Dia desses eu ouvi a seguinte frase: “Nada é um evento único” e, uau, essas poucas palavras fizeram minha cabeça ferver de pensamentos, porque é ótimo constatar como certo algo que sempre me causou desconforto e descobrir que não, não foi sempre assim. Nada sempre foi como está posto. Existem interesses por trás de todas as dores, de toda marginalização imposta a determinados grupos, de toda a criação do sistema que nos rege.

O patriarcado e a insensibilidade em relação às mulheres não surgiram a partir de uma histeria coletiva, mas, sim, através de um projeto sólido com interesses em poder, produção de pessoas e dinheiro. E não na divisão desses itens, mas em seu domínio exclusivo.

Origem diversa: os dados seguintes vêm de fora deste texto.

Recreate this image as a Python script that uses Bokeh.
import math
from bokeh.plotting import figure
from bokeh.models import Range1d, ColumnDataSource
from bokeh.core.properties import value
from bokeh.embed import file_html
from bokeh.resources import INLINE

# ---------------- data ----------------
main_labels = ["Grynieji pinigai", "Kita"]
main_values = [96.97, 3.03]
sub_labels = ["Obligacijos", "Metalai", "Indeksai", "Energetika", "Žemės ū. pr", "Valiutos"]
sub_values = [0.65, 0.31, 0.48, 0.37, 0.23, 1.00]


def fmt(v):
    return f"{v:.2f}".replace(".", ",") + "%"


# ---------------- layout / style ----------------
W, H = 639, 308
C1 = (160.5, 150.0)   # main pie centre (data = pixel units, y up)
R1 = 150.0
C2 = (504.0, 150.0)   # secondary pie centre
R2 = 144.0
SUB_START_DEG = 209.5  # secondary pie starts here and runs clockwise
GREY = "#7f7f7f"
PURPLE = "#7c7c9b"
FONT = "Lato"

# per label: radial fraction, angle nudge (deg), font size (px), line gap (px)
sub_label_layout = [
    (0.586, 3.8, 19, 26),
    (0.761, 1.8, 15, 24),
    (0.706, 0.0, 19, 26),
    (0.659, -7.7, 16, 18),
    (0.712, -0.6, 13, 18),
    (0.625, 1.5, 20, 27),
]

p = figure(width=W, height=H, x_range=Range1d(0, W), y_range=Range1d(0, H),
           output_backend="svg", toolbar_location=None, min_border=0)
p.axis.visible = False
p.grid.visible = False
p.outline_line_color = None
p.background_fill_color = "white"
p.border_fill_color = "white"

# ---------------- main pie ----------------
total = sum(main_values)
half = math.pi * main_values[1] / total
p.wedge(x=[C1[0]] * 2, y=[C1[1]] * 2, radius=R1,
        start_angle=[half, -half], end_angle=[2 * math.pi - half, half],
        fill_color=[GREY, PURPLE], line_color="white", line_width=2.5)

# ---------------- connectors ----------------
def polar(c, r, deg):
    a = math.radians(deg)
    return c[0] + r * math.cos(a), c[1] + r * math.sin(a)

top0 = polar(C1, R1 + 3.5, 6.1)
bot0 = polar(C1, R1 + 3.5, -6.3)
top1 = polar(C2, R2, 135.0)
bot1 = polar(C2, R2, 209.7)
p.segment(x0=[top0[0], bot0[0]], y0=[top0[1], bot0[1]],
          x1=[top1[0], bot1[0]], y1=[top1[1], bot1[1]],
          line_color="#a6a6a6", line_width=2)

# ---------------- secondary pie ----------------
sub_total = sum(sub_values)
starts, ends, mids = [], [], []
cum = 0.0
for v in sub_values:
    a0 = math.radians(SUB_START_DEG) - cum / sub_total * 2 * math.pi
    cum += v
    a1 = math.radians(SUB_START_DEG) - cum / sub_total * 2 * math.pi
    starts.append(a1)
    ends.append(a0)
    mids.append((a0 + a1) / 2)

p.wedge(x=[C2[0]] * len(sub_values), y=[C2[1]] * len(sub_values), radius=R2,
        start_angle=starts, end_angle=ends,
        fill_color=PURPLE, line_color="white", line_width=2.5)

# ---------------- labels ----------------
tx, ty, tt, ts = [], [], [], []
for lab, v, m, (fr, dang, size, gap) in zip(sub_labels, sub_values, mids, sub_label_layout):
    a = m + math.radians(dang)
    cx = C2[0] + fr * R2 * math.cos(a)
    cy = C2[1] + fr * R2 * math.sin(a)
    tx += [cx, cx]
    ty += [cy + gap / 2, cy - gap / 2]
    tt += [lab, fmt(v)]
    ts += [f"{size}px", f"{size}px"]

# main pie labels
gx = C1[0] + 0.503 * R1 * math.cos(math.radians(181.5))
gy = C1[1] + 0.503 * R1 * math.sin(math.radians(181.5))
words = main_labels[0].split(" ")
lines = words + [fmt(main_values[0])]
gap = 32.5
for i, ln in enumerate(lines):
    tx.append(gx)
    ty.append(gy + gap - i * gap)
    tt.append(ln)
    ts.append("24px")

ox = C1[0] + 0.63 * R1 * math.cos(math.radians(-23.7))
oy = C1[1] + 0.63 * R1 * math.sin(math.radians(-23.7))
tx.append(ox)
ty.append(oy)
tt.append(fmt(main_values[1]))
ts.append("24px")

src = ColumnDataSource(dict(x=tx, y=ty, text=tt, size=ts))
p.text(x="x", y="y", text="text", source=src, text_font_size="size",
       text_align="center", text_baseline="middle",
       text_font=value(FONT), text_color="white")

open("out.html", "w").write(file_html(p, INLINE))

É desconfortável sair do lugar comum, eu sei, já estive lá. É doloroso olhar ao redor e perceber todas as violências que nos envolvem, e extremamente difícil ter certeza de que é preciso mudar a direção. Sentir-se deslocada, descolada da nuvem de fumaça que nos cegava.

Como as coisas chegaram até esse ponto? Quais foram as vidas ceifadas para instaurar um sistema que privilegia poucos e mata muitos, de diferentes formas, todos os segundos?

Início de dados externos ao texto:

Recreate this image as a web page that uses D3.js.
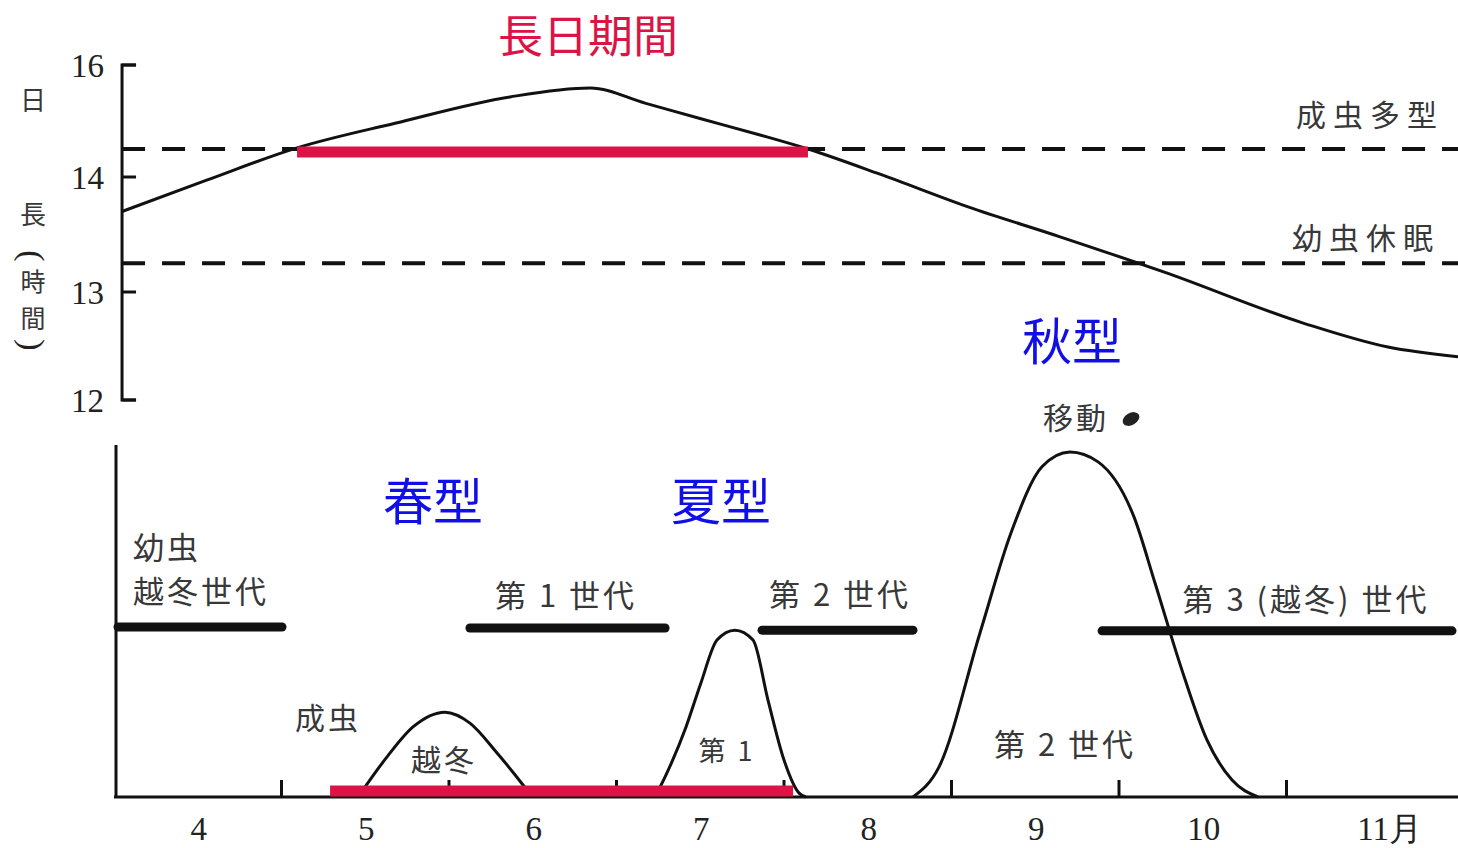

É preciso questionar, sim, a estrutura, todos os dias, pois a felicidade verdadeira não existe na neblina da ignorância. Por mais que a alienação nos pareça convidativa, por mais que discursos vazios, que não se sustentam em aparências fabricadas, sejam tentadores. Observar que “existem pessoas” felizes em toda a sua mediocridade é atraente. Imaginar que se pode ser feliz simplesmente ignorando todo o resto ao redor, como se a única realidade fosse a nossa, por vezes desnecessariamente abastada, fútil e vazia de sentido, pode soar como um bom caminho trilhado.

Quantas vezes disse para mim mesma “Queria nunca ter lido aquele livro”? Quantas vezes, ao sofrer verdadeiramente, na concepção da dor individual, as dores do coletivo, me vi frustrada por fazer parte dessa engrenagem que a minha consciência não pode mudar?

Mas a ciência de que minha força e vontade sozinhas não trarão alterações significativas ao modelo imposto não me impede de não me conformar.

Então, não me conformo. Se não me conformar é o que me cabe, serei uma inconformista.

Serei uma rebelde. Serei uma voz que não mais se cala. Serei uma presença que se impõe por estar certa de suas posições, por saber a honestidade da luta, a origem da guerra.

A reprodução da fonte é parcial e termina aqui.